La modification de la réglementation bancaire en matières de
convertibilité et de couverture comptable, appuyée sur une
constance des règles de la comptabilité bancaire, contre toute
attente, a contribué en effet au déplacement
du sens du mot « monnaie » au XXème siècle .

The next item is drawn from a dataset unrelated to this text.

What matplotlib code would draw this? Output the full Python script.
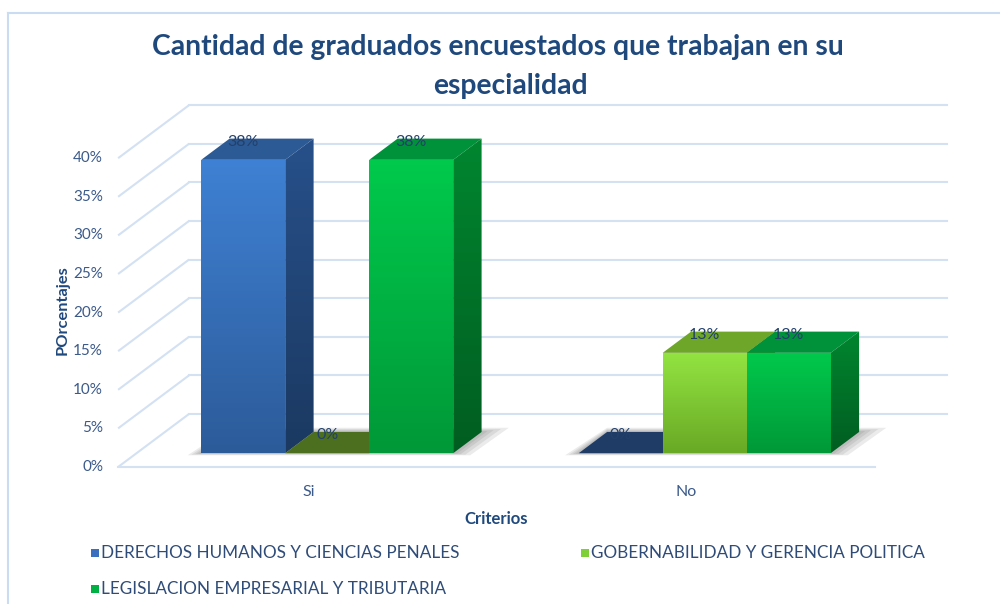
import matplotlib
matplotlib.use("Agg")
import matplotlib.pyplot as plt
import numpy as np
from matplotlib.colors import LinearSegmentedColormap
from matplotlib.lines import Line2D
from matplotlib.patches import Polygon, Rectangle


CATEGORIES = ["Si", "No"]
SERIES = [
    "DERECHOS HUMANOS Y CIENCIAS PENALES",
    "GOBERNABILIDAD Y GERENCIA POLITICA",
    "LEGISLACION EMPRESARIAL Y TRIBUTARIA",
]
derechos = [38, 0]
gobernabilidad = [0, 13]
legislacion = [38, 13]
Y_TICKS = [0, 5, 10, 15, 20, 25, 30, 35, 40]

# front top, front bottom, top face, side top, side bottom, flat colour for 0 values, legend
STYLES = [
    ("#3f81d4", "#2c5b99", "#2c5a94", "#27508a", "#1b3961", "#1e3c65", "#3a6fbf"),
    ("#93e442", "#69a925", "#6da628", "#5f9422", "#4a7a18", "#4b6e1f", "#7fcf36"),
    ("#00ca4c", "#009838", "#00923a", "#00862f", "#005d21", "#00602a", "#00b043"),
]

TEXT_BLUE = "#1f497d"
TICK_BLUE = "#3b5a8a"
GRID = "#d3e1f3"
FONT = "Lato"

# oblique depth of the floor, in data units (categories / percent)
DX = 0.188
DY = 6.87
BAR_W = 0.2225
T_FRONT = 0.26
T_BACK = 0.66


def shaded_face(ax, verts, top_color, bottom_color, zorder):
    poly = Polygon(verts, closed=True, facecolor="none", edgecolor="none", zorder=zorder)
    ax.add_patch(poly)
    xs = [v[0] for v in verts]
    ys = [v[1] for v in verts]
    cmap = LinearSegmentedColormap.from_list("face", [bottom_color, top_color])
    grad = np.linspace(0, 1, 256).reshape(-1, 1)
    im = ax.imshow(grad, cmap=cmap, origin="lower", aspect="auto", interpolation="bilinear",
                   extent=(min(xs), max(xs), min(ys), max(ys)), zorder=zorder)
    im.set_clip_path(poly)


def draw_bar(ax, x0, h, style, zorder):
    front_top, front_bot, top_col, side_top, side_bot, zero_col, _ = style
    fx, fy = T_FRONT * DX, T_FRONT * DY
    dx, dy = (T_BACK - T_FRONT) * DX, (T_BACK - T_FRONT) * DY
    xa, xb = x0 + fx, x0 + fx + BAR_W
    base, top = fy, fy + h
    top_face = [(xa, top), (xb, top), (xb + dx, top + dy), (xa + dx, top + dy)]
    if h == 0:
        ax.add_patch(Polygon(top_face, closed=True, facecolor=zero_col, edgecolor="none", zorder=zorder))
        return
    ax.add_patch(Polygon(top_face, closed=True, facecolor=top_col, edgecolor="none", zorder=zorder))
    side = [(xb, base), (xb + dx, base + dy), (xb + dx, top + dy), (xb, top)]
    shaded_face(ax, side, side_top, side_bot, zorder)
    front = [(xa, base), (xb, base), (xb, top), (xa, top)]
    shaded_face(ax, front, front_top, front_bot, zorder + 0.1)


def draw_shadow(ax, x_start, x_end, zorder):
    fx, fy = T_FRONT * DX, T_FRONT * DY
    dx, dy = (T_BACK - T_FRONT) * DX, (T_BACK - T_FRONT) * DY
    for e in [0.045, 0.032, 0.02, 0.01]:
        ey = e * 40
        verts = [
            (x_start + fx - e * 0.8, fy - ey * 0.15),
            (x_end + fx + e, fy - ey * 0.15),
            (x_end + fx + dx + e * 1.6, fy + dy + ey * 0.3),
            (x_start + fx + dx, fy + dy + ey * 0.3),
        ]
        ax.add_patch(Polygon(verts, closed=True, facecolor="#4a4a4a", edgecolor="none",
                             alpha=0.11, zorder=zorder))


fig = plt.figure(figsize=(10, 6.04), dpi=100)
ax = fig.add_axes([0, 0, 1, 1])
ax.set_xlim(-0.3179, 2.3311)
ax.set_ylim(-17.75, 60.49)
ax.axis("off")

# walls and gridlines
x_left = -0.005
x_front_end = 2.0
x_back_end = 2.19
for v in Y_TICKS:
    ax.plot([x_left, x_left + DX], [v, v + DY], color=GRID, lw=1.5, zorder=1, solid_capstyle="butt")
    ax.plot([x_left + DX, x_back_end], [v + DY, v + DY], color=GRID, lw=1.5, zorder=1)
    ax.text(-0.045, v, f"{v}%", ha="right", va="center", fontsize=11, color=TICK_BLUE, family=FONT)
ax.plot([x_left, x_front_end], [0, 0], color=GRID, lw=1.5, zorder=1)

# bars
values = [derechos, gobernabilidad, legislacion]
n = len(SERIES)
for ci, cat in enumerate(CATEGORIES):
    start = ci + 0.5 - n * BAR_W / 2
    draw_shadow(ax, start, start + n * BAR_W, zorder=2)
    for si in range(n):
        x0 = start + si * BAR_W
        h = values[si][ci]
        draw_bar(ax, x0, h, STYLES[si], zorder=3 + si)
    for si in range(n):
        x0 = start + si * BAR_W
        h = values[si][ci]
        cx = x0 + T_FRONT * DX + BAR_W / 2
        ax.text(cx, h + T_FRONT * DY + 2.33, f"{h}%", ha="center", va="center",
                fontsize=11.5, color="#23406b", family=FONT, zorder=10)
    ax.text(ci + 0.5, -3.24, cat, ha="center", va="center", fontsize=11.5,
            color=TICK_BLUE, family=FONT)

# titles
fig.text(0.4975, 1 - 47 / 604, "Cantidad de graduados encuestados que trabajan en su",
         ha="center", va="center", fontsize=20.3, fontweight="bold", color=TEXT_BLUE, family=FONT)
fig.text(0.510, 1 - 86 / 604, "especialidad", ha="center", va="center", fontsize=20.3,
         fontweight="bold", color=TEXT_BLUE, family=FONT)
fig.text(0.063, 1 - 310 / 604, "POrcentajes", rotation=90, ha="center", va="center",
         fontsize=11.8, fontweight="bold", color=TEXT_BLUE, family=FONT)
fig.text(0.496, 1 - 519 / 604, "Criterios", ha="center", va="center", fontsize=12,
         fontweight="bold", color=TEXT_BLUE, family=FONT)

# legend, laid out in rows like the original
legend_pos = [(91, 553), (581, 553), (91, 589)]
for (px, py), name, style in zip(legend_pos, SERIES, STYLES):
    fig.patches.append(Rectangle((px / 1000, 1 - (py + 4) / 604), 8 / 1000, 8 / 604,
                                 transform=fig.transFigure, facecolor=style[6], edgecolor="none"))
    fig.text((px + 10) / 1000, 1 - py / 604, name, ha="left", va="center", fontsize=12.3,
             color="#2f4c78", family=FONT)

# chart frame
border = "#c9dcf2"
fig.lines.append(Line2D([8 / 1000, 8 / 1000], [0, 1 - 13 / 604], transform=fig.transFigure, color=border, lw=1.5))
fig.lines.append(Line2D([8 / 1000, 1], [1 - 13 / 604, 1 - 13 / 604], transform=fig.transFigure, color=border, lw=1.5))

fig.savefig("out.png", dpi=100)
plt.close(fig)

Comment peut-on voir dans les billets et les dépôts bancaires,
des créances des agents économiques sur les banques, des dettes
de celles-ci ?
Le prétexte qu'ils sont restés inscrits au passif du bilan des
banques est un leurre qui dure depuis l'interdiction de
convertibilité.
La comptabilité bancaire cache aujourd’hui une
réglementation qui fait qu'elle est différente de la
comptabilité du passé quoique son apparence n'ait pas
été modifiée.
Elle donne lieu à soi seule à une rhétorique au mauvais
sens du terme qui se répercute sur la compréhension que chacun
peut avoir de la monnaie.
En définitive, nous vivons aujourd'hui les effets à long terme
des interdictions de la convertibilité et de la cuisine inadmissible
à quoi celles-ci ont donné lieu et dont est issu ce qu'on dénomme l'euro.
5. L'échange
synallagmatique.
Il faut réhabiliter l'échange synallagmatique comme concept
d'analyse économique central et ne pas le laisser caché
par le concept de "marché" tant perverti ou ceux,
fondamentalement comptables, d'"exportations" ou
d'"importations".
La "valeur économique" résulte de l'échange
synallagmatique et de rien d'autre.
En particulier, elle ne résulte pas de "consommations
obligatoires", ni de "productions subventionnées" par
l'Etat.
Quand les prix en monnaie des biens résultent d'échanges libres
(cf. Pareto, 1896/97), ils sont des indicateurs de la "valeur
économique" des biens, ils informent sur celle-ci et permettent
à chacun d'en tirer des conséquences.
Il ne faut pas tomber dans le piège rhétorique qu'il y aurait
des biens échangeables ou "marchands" et des biens qui ne le
sont pas et qui sont donc "non marchands".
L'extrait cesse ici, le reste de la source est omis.